Lyndon LaRouche once called for politically burying Wall Street and the City of London so deep, that you wouldn’t even be able to smell the stench anymore. That burial has a name: it is called Glass-Steagall—the bankruptcy reorganization of a cancerous trans-Atlantic financial system to put the speculative assets in deep freeze, while maintaining the vital functions of commercial banks related to the population and essential physical production.

Simultaneously with that measure, Lyndon LaRouche specified in his famous Four Laws, it is necessary to establish Hamiltonian national credit systems to fund actual development; create a New Bretton Woods system to jointly promote high-productivity global infrastructure projects such as the World Land-Bridge; and foster advanced scientific research in fields such as fusion, space sciences, and optical biophysics.
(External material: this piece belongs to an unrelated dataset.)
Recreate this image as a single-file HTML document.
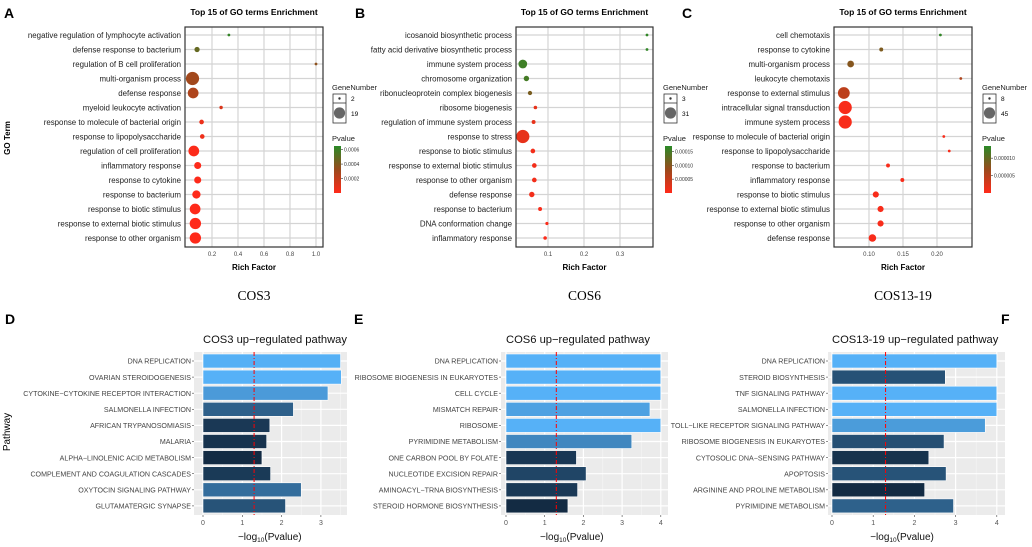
<!DOCTYPE html>
<html><head><meta charset="utf-8"><style>
body{margin:0;background:#fff;}
svg{display:block;font-family:"Liberation Sans",Arial,sans-serif;}
</style></head><body>
<svg id="fig" width="1032" height="547" viewBox="0 0 1032 547" xmlns="http://www.w3.org/2000/svg"></svg>
<script>
// ---------- Panel A data ----------
const aTerms=["negative regulation of lymphocyte activation","defense response to bacterium","regulation of B cell proliferation","multi-organism process","defense response","myeloid leukocyte activation","response to molecule of bacterial origin","response to lipopolysaccharide","regulation of cell proliferation","inflammatory response","response to cytokine","response to bacterium","response to biotic stimulus","response to external biotic stimulus","response to other organism"];
const aRich=[0.33,0.085,1.0,0.05,0.055,0.27,0.12,0.125,0.06,0.09,0.09,0.08,0.07,0.072,0.072];
const aCount=[2,6,2,19,15,3,5,5,15,9,9,11,15,16,16];
const aP=[0.00062,0.00048,0.00036,0.0003,0.00026,0.00012,0.00006,0.00005,0.00001,0.000005,0.000005,0.000004,0.000002,0.000002,0.000002];
const aTicks=[0.2,0.4,0.6,0.8,1.0];
const aTickLabels=["0.2","0.4","0.6","0.8","1.0"];
const aPTicks=[0.0006,0.0004,0.0002];
const aPTickLabels=["0.0006","0.0004","0.0002"];
const aSizeLabels=["2","19"];
// ---------- Panel B data ----------
const bTerms=["icosanoid biosynthetic process","fatty acid derivative biosynthetic process","immune system process","chromosome organization","ribonucleoprotein complex biogenesis","ribosome biogenesis","regulation of immune system process","response to stress","response to biotic stimulus","response to external biotic stimulus","response to other organism","defense response","response to bacterium","DNA conformation change","inflammatory response"];
const bRich=[0.375,0.375,0.03,0.04,0.05,0.065,0.06,0.03,0.058,0.062,0.062,0.055,0.078,0.097,0.092];
const bCount=[3,3,19,10,7,5,6,31,8,8,8,10,6,4,5];
const bP=[0.000165,0.000165,0.000155,0.00015,0.00011,0.00002,0.00002,0.00002,0.00001,0.00001,0.00001,0.00001,0.000005,0.000003,0.000003];
const bTicks=[0.1,0.2,0.3];
const bTickLabels=["0.1","0.2","0.3"];
const bPTicks=[0.00015,0.0001,0.00005];
const bPTickLabels=["0.00015","0.00010","0.00005"];
const bSizeLabels=["3","31"];
// ---------- Panel C data ----------
const cTerms=["cell chemotaxis","response to cytokine","multi-organism process","leukocyte chemotaxis","response to external stimulus","intracellular signal transduction","immune system process","response to molecule of bacterial origin","response to lipopolysaccharide","response to bacterium","inflammatory response","response to biotic stimulus","response to external biotic stimulus","response to other organism","defense response"];
const cRich=[0.205,0.118,0.073,0.235,0.063,0.065,0.065,0.21,0.218,0.128,0.149,0.11,0.117,0.117,0.105];
const cCount=[8,12,22,8,40,45,45,8,8,12,12,20,20,20,25];
const cP=[0.000013,0.0000085,0.000008,0.0000055,0.0000045,0.0000005,0.0000005,0.0000005,0.0000005,0.0000005,0.0000005,0.0000005,0.0000005,0.0000005,0.0000005];
const cTicks=[0.10,0.15,0.20];
const cTickLabels=["0.10","0.15","0.20"];
const cPTicks=[0.00001,0.000005];
const cPTickLabels=["0.000010","0.000005"];
const cSizeLabels=["8","45"];
// ---------- Panel D/E/F data ----------
const dPaths=["DNA REPLICATION","OVARIAN STEROIDOGENESIS","CYTOKINE\u2212CYTOKINE RECEPTOR INTERACTION","SALMONELLA INFECTION","AFRICAN TRYPANOSOMIASIS","MALARIA","ALPHA\u2212LINOLENIC ACID METABOLISM","COMPLEMENT AND COAGULATION CASCADES","OXYTOCIN SIGNALING PATHWAY","GLUTAMATERGIC SYNAPSE"];
const dVals=[3.5,3.52,3.18,2.3,1.7,1.62,1.5,1.72,2.5,2.1];
const ePaths=["DNA REPLICATION","RIBOSOME BIOGENESIS IN EUKARYOTES","CELL CYCLE","MISMATCH REPAIR","RIBOSOME","PYRIMIDINE METABOLISM","ONE CARBON POOL BY FOLATE","NUCLEOTIDE EXCISION REPAIR","AMINOACYL\u2212TRNA BIOSYNTHESIS","STEROID HORMONE BIOSYNTHESIS"];
const eVals=[4,4,4,3.72,4,3.25,1.82,2.07,1.85,1.6];
const fPaths=["DNA REPLICATION","STEROID BIOSYNTHESIS","TNF SIGNALING PATHWAY","SALMONELLA INFECTION","TOLL\u2212LIKE RECEPTOR SIGNALING PATHWAY","RIBOSOME BIOGENESIS IN EUKARYOTES","CYTOSOLIC DNA\u2212SENSING PATHWAY","APOPTOSIS","ARGININE AND PROLINE METABOLISM","PYRIMIDINE METABOLISM"];
const fVals=[4,2.75,4,4,3.72,2.72,2.35,2.77,2.25,2.95];
const barTicks=[0,1,2,3,4];
const threshold=1.3;

const NS="http://www.w3.org/2000/svg";
const svg=document.getElementById('fig');
function mk(tag,attrs,parent,text){const e=document.createElementNS(NS,tag);for(const k in attrs)e.setAttribute(k,attrs[k]);if(text!==undefined)e.textContent=text;(parent||svg).appendChild(e);return e;}
function lerp(a,b,t){return a+(b-a)*t;}
function mixHex(c1,c2,t){const p=h=>[1,3,5].map(i=>parseInt(h.substr(i,2),16));const a=p(c1),b=p(c2);return 'rgb('+a.map((v,i)=>Math.round(lerp(v,b[i],t))).join(',')+')';}
function pColor(t){
  if(t<0.5)return mixHex('#ff2a1a','#9a4a1c',t*2);
  return mixHex('#9a4a1c','#2a8a28',(t-0.5)*2);
}

function dotPanel(o){
  const g=mk('g',{});
  
  
  const x=v=>o.x0+(v-o.t0)*o.scale;
  const y=i=>35+14.5*i;
  mk('rect',{x:o.L,y:27,width:o.R-o.L,height:220,fill:'#fff'},g);
  o.ticks.forEach((t,i)=>{
    const gl=mk('line',{x1:x(t),x2:x(t),y1:27,y2:247,stroke:'#d4d4d4','stroke-width':1.2},g);
    
    
    const tl=mk('text',{x:x(t),y:256,'font-size':6,'text-anchor':'middle',fill:'#444'},g,o.tickLabels[i]);
    
    
  });
  const cmin=Math.min(...o.count),cmax=Math.max(...o.count);
  o.terms.forEach((t,i)=>{
    mk('line',{x1:o.L,x2:o.R,y1:y(i),y2:y(i),stroke:'#d4d4d4','stroke-width':1.2},g);
    const lb=mk('text',{x:o.L-4,y:y(i)+3,'font-size':7.9,'text-anchor':'end',fill:'#222'},g,t);
    
    
  });
  o.terms.forEach((t,i)=>{
    const r=1.4+5.2*(o.count[i]-cmin)/(cmax-cmin);
    const c=mk('circle',{cx:x(o.rich[i]),cy:y(i),r:r,fill:pColor(o.p[i]/o.pmax)},g);
    
    
  });
  mk('rect',{x:o.L,y:27,width:o.R-o.L,height:220,fill:'none',stroke:'#333','stroke-width':1.2},g);
  const ti=mk('text',{x:(o.L+o.R)/2,y:15,'font-size':8.5,'font-weight':'bold','text-anchor':'middle'},g,'Top 15 of GO terms Enrichment');
  
  
  const xt=mk('text',{x:(o.L+o.R)/2,y:270,'font-size':8,'font-weight':'bold','text-anchor':'middle'},g,'Rich Factor');
  
  
  const cap=mk('text',{x:(o.L+o.R)/2,y:300,'font-size':13.5,'text-anchor':'middle','font-family':'Liberation Serif, serif'},g,o.caption);
  
  
  const lt=mk('text',{x:o.lx-1,y:90,'font-size':7.5,fill:'#222'},g,'GeneNumber');
  
  
  mk('rect',{x:o.lx,y:94,width:13,height:29,fill:'#fff',stroke:'#333','stroke-width':0.8},g);
  mk('line',{x1:o.lx,x2:o.lx+13,y1:103,y2:103,stroke:'#333','stroke-width':0.8},g);
  mk('circle',{cx:o.lx+6.5,cy:98.5,r:1.2,fill:'#333'},g);
  mk('circle',{cx:o.lx+6.5,cy:113,r:5.6,fill:'#666'},g);
  const s1=mk('text',{x:o.lx+18,y:101,'font-size':6.5},g,o.sizeLabels[0]);
  
  
  const s2=mk('text',{x:o.lx+18,y:116,'font-size':6.5},g,o.sizeLabels[1]);
  
  
  const pt=mk('text',{x:o.lx-1,y:141,'font-size':7.5,fill:'#222'},g,'Pvalue');
  
  
  const gid='grad'+o.id;
  const d=mk('defs',{},g);const lg=mk('linearGradient',{id:gid,x1:0,y1:0,x2:0,y2:1},d);
  mk('stop',{offset:'0%','stop-color':'#2a8a28'},lg);mk('stop',{offset:'50%','stop-color':'#9a4a1c'},lg);mk('stop',{offset:'100%','stop-color':'#ff2a1a'},lg);
  const cb=mk('rect',{x:o.lx+1,y:146,width:7,height:47,fill:'url(#'+gid+')'},g);
  
  
  o.pTicks.forEach((v,i)=>{
    const yy=193-47*v/o.pmax;
    mk('line',{x1:o.lx+8,x2:o.lx+10,y1:yy,y2:yy,stroke:'#333','stroke-width':0.6},g);
    const l=mk('text',{x:o.lx+11,y:yy+2,'font-size':5,fill:'#333'},g,o.pTickLabels[i]);
    
    
  });
}
dotPanel({id:'a',terms:aTerms,rich:aRich,count:aCount,p:aP,pmax:0.00065,ticks:aTicks,tickLabels:aTickLabels,pTicks:aPTicks,pTickLabels:aPTickLabels,sizeLabels:aSizeLabels,L:185,R:323,x0:212,t0:0.2,scale:130,lx:333,caption:'COS3'});
dotPanel({id:'b',terms:bTerms,rich:bRich,count:bCount,p:bP,pmax:0.00017,ticks:bTicks,tickLabels:bTickLabels,pTicks:bPTicks,pTickLabels:bPTickLabels,sizeLabels:bSizeLabels,L:516,R:653,x0:548,t0:0.1,scale:360,lx:664,caption:'COS6'});
dotPanel({id:'c',terms:cTerms,rich:cRich,count:cCount,p:cP,pmax:0.0000135,ticks:cTicks,tickLabels:cTickLabels,pTicks:cPTicks,pTickLabels:cPTickLabels,sizeLabels:cSizeLabels,L:834,R:972,x0:869,t0:0.1,scale:680,lx:983,caption:'COS13-19'});

function barPanel(o){
  const g=mk('g',{});
  
  
  const x=v=>o.x0+v*o.scale;
  const y=i=>361+16.1*i;
  mk('rect',{x:o.L,y:352,width:o.R-o.L,height:163,fill:'#ebebeb'},g);
  for(let t=0.5;x(t)<o.R;t+=1)mk('line',{x1:x(t),x2:x(t),y1:352,y2:515,stroke:'#f6f6f6','stroke-width':0.6},g);
  o.ticks.forEach(t=>{ if(x(t)>o.R)return;
    const gl=mk('line',{x1:x(t),x2:x(t),y1:352,y2:515,stroke:'#fff','stroke-width':1.2},g);
    
    
    mk('line',{x1:x(t),x2:x(t),y1:515,y2:517,stroke:'#444','stroke-width':0.6},g);
    const tl=mk('text',{x:x(t),y:525,'font-size':7,'text-anchor':'middle',fill:'#555'},g,String(t));
    
    
  });
  const vmin=Math.min(...o.vals),vmax=Math.max(...o.vals);
  o.paths.forEach((p,i)=>{
    mk('line',{x1:o.L,x2:o.R,y1:y(i),y2:y(i),stroke:'#fff','stroke-width':1.2},g);
    const t=(o.vals[i]-vmin)/(vmax-vmin);
    const b=mk('rect',{x:x(0),y:y(i)-7,width:x(o.vals[i])-x(0),height:14,fill:mixHex('#132b43','#56b1f7',t),stroke:'#fff','stroke-width':0.6},g);
    
    
    mk('line',{x1:o.L-2,x2:o.L,y1:y(i),y2:y(i),stroke:'#444','stroke-width':0.6},g);
    const lb=mk('text',{x:o.L-3,y:y(i)+2.7,'font-size':7.1,'text-anchor':'end',fill:'#444'},g,p);
    
    
  });
  const th=mk('line',{x1:x(threshold),x2:x(threshold),y1:352,y2:515,stroke:'#ff0000','stroke-width':1,'stroke-dasharray':'4,2,1,2'},g);
  
  
  const ti=mk('text',{x:o.titleX,y:343,'font-size':11.2,fill:'#111'},g,o.title);
  
  
  const xt=mk('text',{x:x(0)+o.scale*1.7,y:540,'font-size':10,'text-anchor':'middle',fill:'#111'},g);
  
  
  mk('tspan',{},xt,'\u2212log');mk('tspan',{'font-size':6.5,dy:2},xt,'10');mk('tspan',{dy:-2},xt,'(Pvalue)');
}
barPanel({id:'d',paths:dPaths,vals:dVals,ticks:barTicks,L:194,R:347,x0:203,scale:39.3,title:'COS3 up\u2212regulated pathway',titleX:203});
barPanel({id:'e',paths:ePaths,vals:eVals,ticks:barTicks,L:501,R:668,x0:506,scale:38.7,title:'COS6 up\u2212regulated pathway',titleX:506});
barPanel({id:'f',paths:fPaths,vals:fVals,ticks:barTicks,L:828,R:1005,x0:832,scale:41.2,title:'COS13-19 up\u2212regulated pathway',titleX:832});

const gy=mk('text',{x:10,y:138,'font-size':8,'font-weight':'bold','text-anchor':'middle',transform:'rotate(-90 10 138)'},svg,'GO Term');


const py=mk('text',{x:10,y:432,'font-size':10,'text-anchor':'middle',transform:'rotate(-90 10 432)'},svg,'Pathway');


const letters=[['A',4,18],['B',355,18],['C',682,18],['D',5,324],['E',354,324],['F',1001,324]];
letters.forEach(l=>{
  const t=mk('text',{x:l[1],y:l[2],'font-size':14,'font-weight':'bold'},svg,l[0]);
  
  
});
</script>
</body></html>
That argument was summarized in remarks on March 21 by his widow, Helga Zepp-LaRouche:

“You have to go for Glass-Steagall; now! Don’t wait! Don’t put it on the back burner. President Trump promised in the 2016 election campaign many times that he would implement Glass-Steagall, and now is exactly the moment to do it.

“What that means is the exact same measures like those of Franklin D. Roosevelt in 1933 must be implemented exactly like that. My late husband always stressed, ‘Don’t change a thing.’ The arguments that the markets today are more complicated and they need derivatives, he always categorically rejected that. Basically it would mean that you put a firewall between the commercial banks and the investment banks; and put the commercial banks under state protection so that they can continue to provide credit to the real economy, the small- and medium-sized firms, trade, retail, all these things which are essential for the real economy. But you separate the investment banks completely. That means the investment banks should no longer have access to the savings of the commercial banks, and they should not be bailed out through taxpayer money.

“Since some of these products are complicated, because the pension funds and other valid things which belong to the life savings of the people, in the meantime, are interwoven with the derivatives and the whole casino aspect of the financial system. This is why you have to have a pause; you have to freeze everything and then a state commission has to investigate what is valid in those assets and they have to be protected and separated. That may be complicated, but it has to be done.

“Then, obviously, if you eliminate the investment bank part of the financial system, you won’t have enough liquidity. And this is why Mr. LaRouche said this is the moment when you have to re-establish Hamiltonian banking, you have to establish a national bank—not only in one country but practically in all countries—and then you have to connect those national banks through fixed exchange rates. You have to make long-term agreements among them for investments in well-defined projects of reconstruction; reconstruction of the health sector, protecting and rebuilding sovereignty in the agricultural area to reconstruct war-torn regions like Southwest Asia. Remedy for good the reasons why the African continent and other countries from the Southern Hemisphere are so vulnerable; which means you have to, in earnest, start industrializing these countries, the countries of Africa and countries of Latin America and Asia, and you have to help them to build infrastructure as the precondition for industrial production and the development of agriculture.

“And that way you create the conditions to create a sufficient health system in every country. All of that has to be done simultaneously, and obviously it will not go smoothly, but if you don’t go in this direction, the danger is that not only the coronavirus will come back with a vengeance, but there is absolutely nothing which will prevent the outbreak of new viruses and new diseases.

“And therefore, this is an absolute must that we correct the mistakes of the last several decades, especially the last 30 years of deregulation of the markets, of giving every right to the speculators and cutting down on the common good.”

That was Lyndon LaRouche’s policy recommendation for rooting out the cause of the problems we face.